▶ **Aim**:
Starting at the first line of the listing below, repeat each line exactly until the line containing "52, bottom: 241", which you include. Leave out pictures.
* Begin Data section *
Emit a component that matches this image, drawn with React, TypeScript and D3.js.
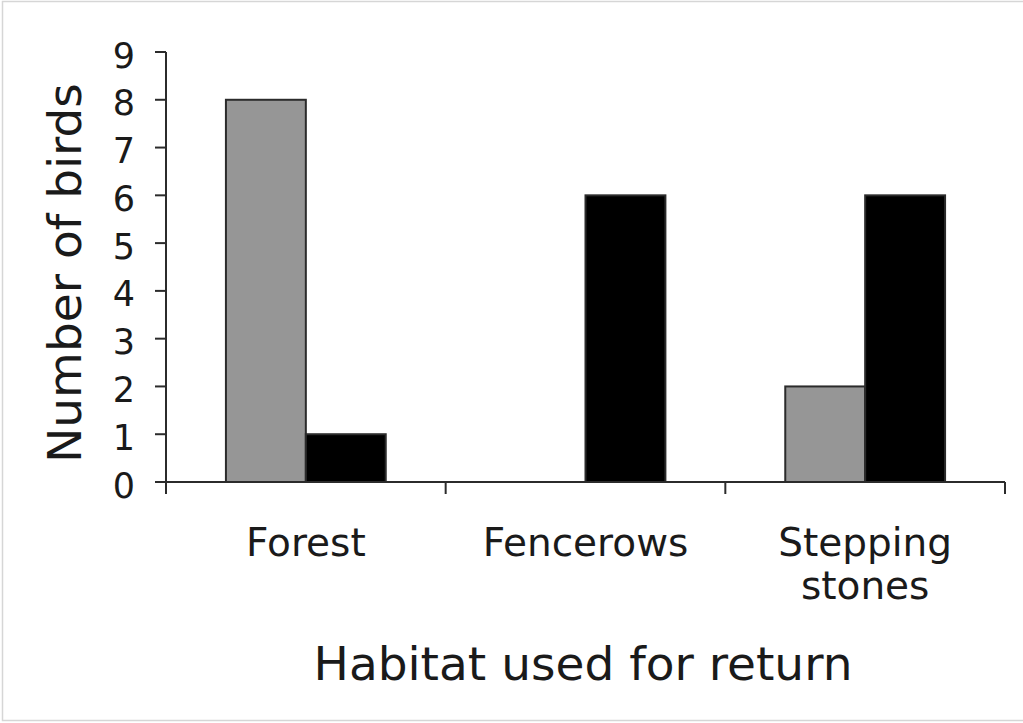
import React from "react";
import * as d3 from "d3";

const categories: string[][] = [["Forest"], ["Fencerows"], ["Stepping", "stones"]];
const seriesKeys = ["gray", "black"];
const grayValues = [8, 0, 2];
const blackValues = [1, 6, 6];
const yTicks = [0, 1, 2, 3, 4, 5, 6, 7, 8, 9];
const colors: Record<string, string> = { gray: "#969696", black: "#000000" };

const W = 1023;
const H = 723;
const margin = { left: 166, right: 18, top: 52, bottom: 241 };

export default function App() {
  const plotW = W - margin.left - margin.right;
  const plotBottom = H - margin.bottom;
  const keys = categories.map((c) => c.join(" "));
  const x0 = d3.scaleBand<string>().domain(keys).range([margin.left, margin.left + plotW]).paddingInner(0).paddingOuter(0);
  const step = x0.step();
  const x1 = d3
    .scaleBand<string>()
    .domain(seriesKeys)
    .range([0, step])
    .paddingInner(0)
    .paddingOuter(0.75);
  const y = d3.scaleLinear().domain([0, 9]).range([plotBottom, margin.top]);
  const font = "'DejaVu Sans', Verdana, sans-serif";
  const textColor = "#1a1a1a";
  const values: Record<string, number[]> = { gray: grayValues, black: blackValues };

  const boundaries = [...keys.map((k) => x0(k)!), margin.left + plotW];

  return (
    <svg width={W} height={H} style={{ position: "absolute", left: 0, top: 0 }}>
      <rect x={0} y={0} width={W} height={H} fill="#fff" />
      <rect x={2.5} y={1.5} width={W + 4} height={H - 4} fill="none" stroke="#d6d6d6" strokeWidth={1.5} />
      {keys.map((k, i) =>
        seriesKeys.map((s) => {
          const v = values[s][i];
          if (v <= 0) return null;
          const bx = x0(k)! + x1(s)!;
          return (
            <rect
              key={k + s}
              x={bx}
              y={y(v)}
              width={x1.bandwidth()}
              height={y(0) - y(v)}
              fill={colors[s]}
              stroke="#2b2b2b"
              strokeWidth={2}
            />
          );
        })
      )}
      {/* y axis */}
      <line x1={margin.left} x2={margin.left} y1={y(9)} y2={y(0)} stroke="#2b2b2b" strokeWidth={2} />
      {yTicks.map((t) => (
        <g key={t}>
          <line x1={margin.left - 11} x2={margin.left} y1={y(t)} y2={y(t)} stroke="#2b2b2b" strokeWidth={2} />
          <text x={135} y={y(t) + 3} dy="0.36em" textAnchor="end" fontFamily={font} fontSize={35} fill={textColor}>
            {t}
          </text>
        </g>
      ))}
      {/* x axis */}
      <line x1={margin.left} x2={margin.left + plotW} y1={y(0)} y2={y(0)} stroke="#2b2b2b" strokeWidth={2} />
      {boundaries.map((bx, i) => (
        <line key={i} x1={bx} x2={bx} y1={y(0)} y2={y(0) + 12} stroke="#2b2b2b" strokeWidth={2} />
      ))}
      {categories.map((lines, i) => (
        <text key={i} textAnchor="middle" fontFamily={font} fontSize={39} fill={textColor}>
          {lines.map((ln, j) => (
            <tspan key={j} x={x0(keys[i])! + step / 2} y={556 + j * 43}>
              {ln}
            </tspan>
          ))}
        </text>
      ))}
      <text x={583} y={680} textAnchor="middle" fontFamily={font} fontSize={47} fill={textColor}>
        Habitat used for return
      </text>
      <text
        transform={`translate(81, ${(y(0) + y(9)) / 2 + 6}) rotate(-90)`}
        textAnchor="middle"
        fontFamily={font}
        fontSize={47}
        fill={textColor}
      >
        Number of birds
      </text>
    </svg>
  );
}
* End Data section *
▶ **Complete response**:
Emit a component that matches this image, drawn with React, TypeScript and D3.js.
import React from "react";
import * as d3 from "d3";

const categories: string[][] = [["Forest"], ["Fencerows"], ["Stepping", "stones"]];
const seriesKeys = ["gray", "black"];
const grayValues = [8, 0, 2];
const blackValues = [1, 6, 6];
const yTicks = [0, 1, 2, 3, 4, 5, 6, 7, 8, 9];
const colors: Record<string, string> = { gray: "#969696", black: "#000000" };

const W = 1023;
const H = 723;
const margin = { left: 166, right: 18, top: 52, bottom: 241 };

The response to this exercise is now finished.